-- Task prompt --
Copy out the material below in full, but not its images.

---*---

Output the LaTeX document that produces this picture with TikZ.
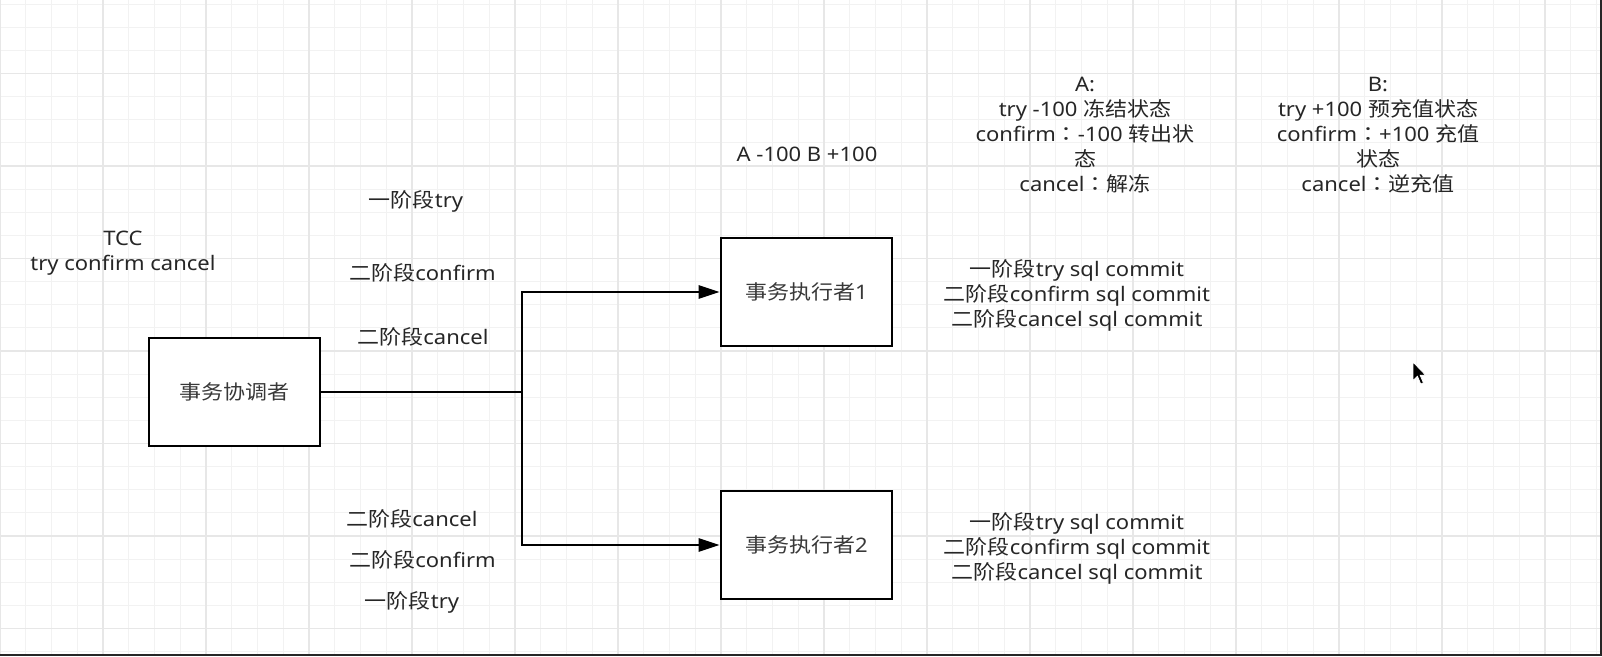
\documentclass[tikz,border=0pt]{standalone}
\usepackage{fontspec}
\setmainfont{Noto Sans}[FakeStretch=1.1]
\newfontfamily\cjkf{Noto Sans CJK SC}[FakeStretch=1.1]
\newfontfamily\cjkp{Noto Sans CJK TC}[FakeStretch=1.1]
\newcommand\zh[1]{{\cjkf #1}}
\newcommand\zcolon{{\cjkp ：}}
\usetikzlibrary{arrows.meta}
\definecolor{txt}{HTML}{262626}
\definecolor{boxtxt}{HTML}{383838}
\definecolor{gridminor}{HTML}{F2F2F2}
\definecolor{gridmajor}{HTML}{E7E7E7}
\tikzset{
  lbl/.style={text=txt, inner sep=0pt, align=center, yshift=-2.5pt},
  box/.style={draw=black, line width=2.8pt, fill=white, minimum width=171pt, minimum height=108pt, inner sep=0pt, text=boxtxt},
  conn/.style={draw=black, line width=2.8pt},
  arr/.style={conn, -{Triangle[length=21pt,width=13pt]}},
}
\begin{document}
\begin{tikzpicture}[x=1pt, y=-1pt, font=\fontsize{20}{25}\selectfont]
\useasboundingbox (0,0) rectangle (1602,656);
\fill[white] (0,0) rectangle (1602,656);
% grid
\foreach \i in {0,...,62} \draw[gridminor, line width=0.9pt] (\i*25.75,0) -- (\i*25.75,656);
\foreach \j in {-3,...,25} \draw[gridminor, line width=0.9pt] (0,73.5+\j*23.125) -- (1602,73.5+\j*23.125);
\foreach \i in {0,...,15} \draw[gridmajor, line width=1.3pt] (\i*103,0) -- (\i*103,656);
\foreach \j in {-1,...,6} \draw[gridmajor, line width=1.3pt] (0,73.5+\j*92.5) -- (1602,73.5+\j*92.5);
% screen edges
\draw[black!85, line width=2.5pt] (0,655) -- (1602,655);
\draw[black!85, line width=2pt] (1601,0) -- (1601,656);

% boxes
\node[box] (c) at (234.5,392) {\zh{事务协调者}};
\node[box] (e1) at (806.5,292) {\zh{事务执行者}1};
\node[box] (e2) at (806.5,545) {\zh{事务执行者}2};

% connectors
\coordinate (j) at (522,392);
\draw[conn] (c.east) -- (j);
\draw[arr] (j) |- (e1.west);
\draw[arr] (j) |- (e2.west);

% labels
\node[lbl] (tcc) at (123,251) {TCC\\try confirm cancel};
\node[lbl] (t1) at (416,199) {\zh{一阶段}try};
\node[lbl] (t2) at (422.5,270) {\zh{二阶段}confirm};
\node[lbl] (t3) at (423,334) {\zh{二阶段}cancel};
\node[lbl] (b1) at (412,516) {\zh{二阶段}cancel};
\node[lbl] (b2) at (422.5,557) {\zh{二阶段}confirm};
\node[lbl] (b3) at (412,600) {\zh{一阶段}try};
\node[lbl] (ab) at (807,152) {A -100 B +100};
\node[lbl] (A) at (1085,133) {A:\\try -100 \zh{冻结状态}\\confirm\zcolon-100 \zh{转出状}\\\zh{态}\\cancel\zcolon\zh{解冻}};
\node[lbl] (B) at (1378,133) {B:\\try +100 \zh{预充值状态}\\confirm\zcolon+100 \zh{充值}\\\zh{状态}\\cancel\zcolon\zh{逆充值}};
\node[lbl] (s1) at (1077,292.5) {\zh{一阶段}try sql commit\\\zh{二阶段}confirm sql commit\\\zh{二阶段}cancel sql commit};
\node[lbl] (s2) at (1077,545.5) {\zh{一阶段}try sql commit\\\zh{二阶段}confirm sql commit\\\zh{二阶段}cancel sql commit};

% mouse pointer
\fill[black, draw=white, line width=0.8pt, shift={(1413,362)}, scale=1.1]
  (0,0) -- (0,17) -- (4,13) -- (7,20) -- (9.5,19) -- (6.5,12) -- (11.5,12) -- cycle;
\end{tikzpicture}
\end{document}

---*---

-- Answer to the task --
Output the LaTeX document that produces this picture with TikZ.
\documentclass[tikz,border=0pt]{standalone}
\usepackage{fontspec}
\setmainfont{Noto Sans}[FakeStretch=1.1]
\newfontfamily\cjkf{Noto Sans CJK SC}[FakeStretch=1.1]
\newfontfamily\cjkp{Noto Sans CJK TC}[FakeStretch=1.1]
\newcommand\zh[1]{{\cjkf #1}}
\newcommand\zcolon{{\cjkp ：}}
\usetikzlibrary{arrows.meta}
\definecolor{txt}{HTML}{262626}
\definecolor{boxtxt}{HTML}{383838}
\definecolor{gridminor}{HTML}{F2F2F2}
\definecolor{gridmajor}{HTML}{E7E7E7}
\tikzset{
  lbl/.style={text=txt, inner sep=0pt, align=center, yshift=-2.5pt},
  box/.style={draw=black, line width=2.8pt, fill=white, minimum width=171pt, minimum height=108pt, inner sep=0pt, text=boxtxt},
  conn/.style={draw=black, line width=2.8pt},
  arr/.style={conn, -{Triangle[length=21pt,width=13pt]}},
}
\begin{document}
\begin{tikzpicture}[x=1pt, y=-1pt, font=\fontsize{20}{25}\selectfont]
\useasboundingbox (0,0) rectangle (1602,656);
\fill[white] (0,0) rectangle (1602,656);
% grid
\foreach \i in {0,...,62} \draw[gridminor, line width=0.9pt] (\i*25.75,0) -- (\i*25.75,656);
\foreach \j in {-3,...,25} \draw[gridminor, line width=0.9pt] (0,73.5+\j*23.125) -- (1602,73.5+\j*23.125);
\foreach \i in {0,...,15} \draw[gridmajor, line width=1.3pt] (\i*103,0) -- (\i*103,656);
\foreach \j in {-1,...,6} \draw[gridmajor, line width=1.3pt] (0,73.5+\j*92.5) -- (1602,73.5+\j*92.5);
% screen edges
\draw[black!85, line width=2.5pt] (0,655) -- (1602,655);
\draw[black!85, line width=2pt] (1601,0) -- (1601,656);

% boxes
\node[box] (c) at (234.5,392) {\zh{事务协调者}};
\node[box] (e1) at (806.5,292) {\zh{事务执行者}1};
\node[box] (e2) at (806.5,545) {\zh{事务执行者}2};

% connectors
\coordinate (j) at (522,392);
\draw[conn] (c.east) -- (j);
\draw[arr] (j) |- (e1.west);
\draw[arr] (j) |- (e2.west);

% labels
\node[lbl] (tcc) at (123,251) {TCC\\try confirm cancel};
\node[lbl] (t1) at (416,199) {\zh{一阶段}try};
\node[lbl] (t2) at (422.5,270) {\zh{二阶段}confirm};
\node[lbl] (t3) at (423,334) {\zh{二阶段}cancel};
\node[lbl] (b1) at (412,516) {\zh{二阶段}cancel};
\node[lbl] (b2) at (422.5,557) {\zh{二阶段}confirm};
\node[lbl] (b3) at (412,600) {\zh{一阶段}try};
\node[lbl] (ab) at (807,152) {A -100 B +100};
\node[lbl] (A) at (1085,133) {A:\\try -100 \zh{冻结状态}\\confirm\zcolon-100 \zh{转出状}\\\zh{态}\\cancel\zcolon\zh{解冻}};
\node[lbl] (B) at (1378,133) {B:\\try +100 \zh{预充值状态}\\confirm\zcolon+100 \zh{充值}\\\zh{状态}\\cancel\zcolon\zh{逆充值}};
\node[lbl] (s1) at (1077,292.5) {\zh{一阶段}try sql commit\\\zh{二阶段}confirm sql commit\\\zh{二阶段}cancel sql commit};
\node[lbl] (s2) at (1077,545.5) {\zh{一阶段}try sql commit\\\zh{二阶段}confirm sql commit\\\zh{二阶段}cancel sql commit};

% mouse pointer
\fill[black, draw=white, line width=0.8pt, shift={(1413,362)}, scale=1.1]
  (0,0) -- (0,17) -- (4,13) -- (7,20) -- (9.5,19) -- (6.5,12) -- (11.5,12) -- cycle;
\end{tikzpicture}
\end{document}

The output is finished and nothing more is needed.